── DATA SECTION
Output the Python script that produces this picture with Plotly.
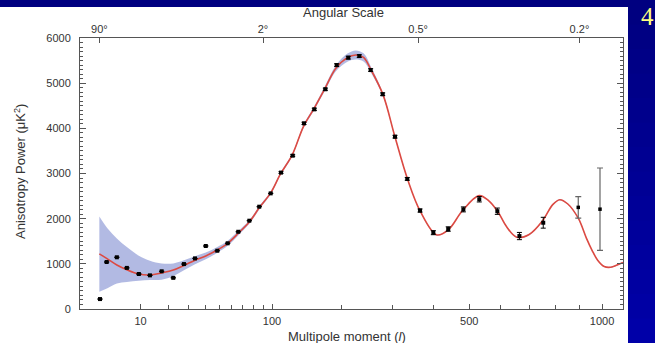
import plotly.graph_objects as go

# ---------------- data ----------------
theory_l = [2, 3, 4.5, 6.5, 9.5, 12.9, 17.2, 22.2, 27.5, 33.7, 40.5, 48.6, 56.7, 65.7,
            76, 86, 98.5, 110, 125, 140, 155, 172, 190, 210, 225, 240, 255, 280, 305,
            335, 365, 408, 440, 480, 530, 560, 590, 620, 655, 700, 750, 790, 818, 850,
            895, 930, 955, 980, 1010, 1040, 1070, 1098]
theory_D = [1220, 1110, 975, 870, 775, 753, 800, 863, 965, 1080, 1175, 1306, 1455, 1676,
            1925, 2240, 2570, 2990, 3420, 4040, 4430, 4880, 5330, 5565, 5625, 5570, 5290,
            4730, 3830, 2860, 2170, 1640, 1760, 2180, 2510, 2400, 2160, 1820, 1590, 1650,
            1950, 2310, 2420, 2330, 2010, 1570, 1300, 1080, 940, 925, 975, 1030]
band_hi = [2050, 1790, 1560, 1370, 1180, 1070, 1010, 1010, 1080, 1170, 1250, 1370, 1510,
           1725, 1965, 2275, 2600, 3020, 3450, 4075, 4470, 4930, 5395, 5655, 5725, 5660,
           5355, 4765, 3850, 2875, 2182, 1650, 1770, 2190, 2520, 2410, 2170, 1830, 1600,
           1660, 1960, 2320, 2430, 2340, 2020, 1580, 1310, 1090, 950, 935, 985, 1040]
band_lo = [380, 460, 565, 600, 625, 640, 650, 730, 860, 990, 1100, 1245, 1400, 1630, 1885,
           2205, 2540, 2960, 3390, 4005, 4390, 4830, 5265, 5475, 5525, 5480, 5225, 4695,
           3810, 2845, 2158, 1630, 1750, 2170, 2500, 2390, 2150, 1810, 1580, 1640, 1940,
           2300, 2410, 2320, 2000, 1560, 1290, 1070, 930, 915, 965, 1020]

data_l = [2.07, 2.9, 4.5, 6.5, 9.5, 12.9, 17.2, 22.2, 27.5, 33.7, 40.5, 48.6, 56.7, 65.7,
          76, 86, 98.5, 110.6, 125.4, 140.8, 155.7, 172.7, 191.3, 211.5, 231.8, 254,
          278.8, 305.6, 333.8, 364.8, 398.8, 439, 482.4, 530.6, 588.7, 664.7, 753]
data_D = [220, 1040, 1145, 910, 775, 745, 835, 690, 995, 1120, 1395, 1290, 1455, 1710,
          1955, 2265, 2560, 3020, 3395, 4110, 4420, 4865, 5400, 5565, 5600, 5290, 4755,
          3815, 2880, 2180, 1690, 1770, 2205, 2430, 2165, 1615, 1910]
data_err = [0, 0, 0, 0, 0, 0, 0, 0, 0, 0, 0, 0, 0, 0, 0, 0, 0, 20, 20, 25, 25, 25, 30,
            30, 30, 30, 30, 30, 30, 35, 45, 50, 55, 60, 70, 80, 120]

hi_l = [895, 990.6]
hi_D = [2250, 2210]
hi_err = [236, 912]

x_major = [10, 100, 500, 1000]
x_major_text = ["10", "100", "500", "1000"]
x_minor = [20, 30, 40, 50, 60, 70, 80, 90, 200, 300, 400, 600, 700, 800, 900]
ang_l = [2, 90, 360, 900]
ang_text = ["90°", "2°", "0.5°", "0.2°"]
y_major = [0, 1000, 2000, 3000, 4000, 5000, 6000]

# axis scale of the original: position grows as l^0.4
P = 0.4


def ax(vals):
    return [v ** P for v in vals]


XR = [0.76, 16.454]
FONT = "Liberation Sans, Arial, sans-serif"
AX = "#555555"
TXT = "#333333"

fig = go.Figure()

fig.add_trace(go.Scatter(x=ax(theory_l), y=band_lo, mode="lines",
                         line=dict(width=0, shape="spline"), hoverinfo="skip",
                         showlegend=False))
fig.add_trace(go.Scatter(x=ax(theory_l), y=band_hi, mode="lines",
                         line=dict(width=0, shape="spline"), fill="tonexty",
                         fillcolor="rgba(170,178,224,0.9)", hoverinfo="skip",
                         showlegend=False))
fig.add_trace(go.Scatter(x=ax(theory_l), y=theory_D, mode="lines",
                         line=dict(color="#dc4a42", width=1.6, shape="spline"),
                         showlegend=False))
fig.add_trace(go.Scatter(x=ax(data_l), y=data_D, mode="markers",
                         marker=dict(symbol="square", size=4, color="black"),
                         error_y=dict(type="data", array=data_err, color="black",
                                      thickness=1, width=2.5),
                         showlegend=False))
fig.add_trace(go.Scatter(x=ax(hi_l), y=hi_D, mode="markers",
                         marker=dict(symbol="square", size=3.5, color="black"),
                         error_y=dict(type="data", array=hi_err, color="#666666",
                                      thickness=1.2, width=3),
                         showlegend=False))
# invisible trace to activate the top (angular scale) axis
fig.add_trace(go.Scatter(x=XR, y=[-500, -500], xaxis="x2", mode="markers",
                         marker=dict(opacity=0), hoverinfo="skip", showlegend=False))

fig.update_layout(
    width=655, height=343,
    margin=dict(l=80, r=32, t=38, b=34),
    paper_bgcolor="white", plot_bgcolor="white",
    font=dict(family=FONT, color=TXT),
    xaxis=dict(range=XR, tickmode="array", tickvals=ax(x_major), ticktext=x_major_text,
               ticks="inside", ticklen=5, tickcolor=AX, tickwidth=1,
               showline=True, linecolor=AX, linewidth=1, mirror=False,
               showgrid=False, zeroline=False, ticklabelstandoff=2,
               minor=dict(tickmode="array", tickvals=ax(x_minor), ticks="inside",
                          ticklen=4, tickcolor=AX, showgrid=False),
               tickfont=dict(size=11, color=TXT, family=FONT)),
    xaxis2=dict(range=XR, overlaying="x", side="top", tickmode="array",
                tickvals=ax(ang_l), ticktext=ang_text, ticks="inside", ticklen=5,
                tickcolor=AX, showline=True, linecolor=AX, linewidth=1,
                showgrid=False, zeroline=False,
                tickfont=dict(size=11, color=TXT, family=FONT)),
    yaxis=dict(range=[0, 6000], tickmode="array", tickvals=y_major,
               ticks="inside", ticklen=6, tickcolor=AX, showline=True, linecolor=AX,
               linewidth=1, mirror="ticks", showgrid=False, zeroline=False,
               minor=dict(dtick=100, tick0=0, ticks="inside", ticklen=3,
                          tickcolor=AX, showgrid=False),
               ticklabelstandoff=6,
               tickfont=dict(size=11, color=TXT, family=FONT)),
)

# pixel -> paper helpers (plot area spans x 80..623, y 38..309)
W, H = 543.0, 271.0


def px_x(p):
    return (p - 80) / W


def px_y(p):
    return (309 - p) / H


# axis titles
fig.add_annotation(text="Angular Scale", xref="paper", yref="paper",
                   x=px_x(343), y=px_y(13), xanchor="center", yanchor="middle",
                   showarrow=False, font=dict(size=13, color=TXT, family=FONT))
fig.add_annotation(text="Multipole moment (<i>l</i>)", xref="paper", yref="paper",
                   x=px_x(347), y=px_y(336), xanchor="center", yanchor="middle",
                   showarrow=False, font=dict(size=13, color=TXT, family=FONT))
fig.add_annotation(text="Anisotropy Power (μK<sup>2</sup>)", xref="paper", yref="paper",
                   x=px_x(20), y=px_y(172), xanchor="center", yanchor="middle",
                   textangle=-90, showarrow=False,
                   font=dict(size=13, color=TXT, family=FONT))

# slide background (navy) around the figure
n = 14
for i in range(n):
    y0p = 343 * i / n
    y1p = 343 * (i + 1) / n + 1
    b = int(128 + 40 * i / (n - 1))
    fig.add_shape(type="rect", xref="paper", yref="paper",
                  x0=px_x(628), x1=px_x(660), y0=px_y(y1p), y1=px_y(y0p),
                  fillcolor=f"rgb(0,0,{b})", line=dict(width=0), layer="above")
fig.add_shape(type="rect", xref="paper", yref="paper",
              x0=px_x(-5), x1=px_x(660), y0=px_y(7), y1=px_y(-5),
              fillcolor="rgb(0,0,128)", line=dict(width=0), layer="above")

fig.add_annotation(text="4", xref="paper", yref="paper", x=px_x(655), y=px_y(17),
                   xanchor="right", yanchor="middle", showarrow=False, borderpad=0,
                   font=dict(size=25, color="#ffff80", family="Liberation Serif"))

fig.write_html("out.html")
────
- **PROBLEM TO SOLVE**: Write out each line of the listing above, exactly, from its first line to the line holding "import plotly.graph_objects as go", inclusive. Skip the pictures.

- **RESPONSE FOR THIS EXERCISE**:
Output the Python script that produces this picture with Plotly.
import plotly.graph_objects as go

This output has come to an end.